With age comes experience; at least I would hope. For instance, I've learned to poke a sweet potato several times before I put it into the microwave oven. It’s a small thing, but forget to do it and you will be picking orange shrapnel from the inside of your microwave oven. Now if I could only remember to do it, I'd be all set!

Another advantage of age is I can wear the same size clothes I've been wearing for the last 25–30 years; even though styles have changed, I have not. But it’s the little things that make the difference.

As I get older, I grow more skeptical unless I see or hear something myself. I basically trust people and believe what I am told. When I drive my car I assume that the speedometer is accurate and in fact I am driving the stated speed showing on the speedometer.

When I cut a mat board and use a ruler to measure the window size, I again assume it is correct and simply cut the mat. Then something happened that changed me for life. I saw an exhibition with three rulers all measuring three feet. The problem was each one of them was a different length! It forever changed my beliefs, perceptions, and trust. What is real and what is not? I could see all three rulers but how do I know which one is in fact accurate, if any? Or for that matter, what is the standard of measurement used to compare and calibrate all the other rulers? Is it objective or subjective?

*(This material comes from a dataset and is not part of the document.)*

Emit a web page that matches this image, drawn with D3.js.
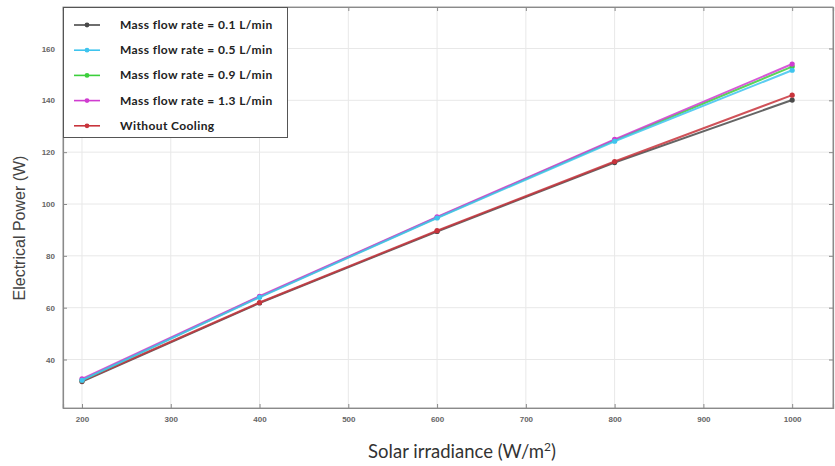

Art fairs and ratings are like rulers. I can read all the information from the fair promoter, the rating books, the reviewers, and that from fellow artist. In addition, I may have been personally at many of the fairs. But the more I think I know, the less I find I really know. Each person's perceptions and experiences are different, even if they are right next to us at an art fair.

Sometimes I feel like I'm back at the three ruler exhibition, more confused and not knowing what to believe anymore. Maybe you have been to some of these shows. Your friends may be selling their work like hot cakes and you can't make dinner money. The promoter says one thing but you experience something totally different.

Damn that three ruler exhibition! If it was not for it, I would simply believe that when a fair promoter says attendance is 600,000 I would believe it. Or what about art fairs which are unofficially "closed" to new artists, but they continue to promote and accept artists' $35 application fee year after year knowing there are no spaces available.

Now I question everything. As for three foot rulers, I use them to hold my tomato plants up. I poke my potatoes before I put them in the microwave oven, and my 60s outfits are back in style.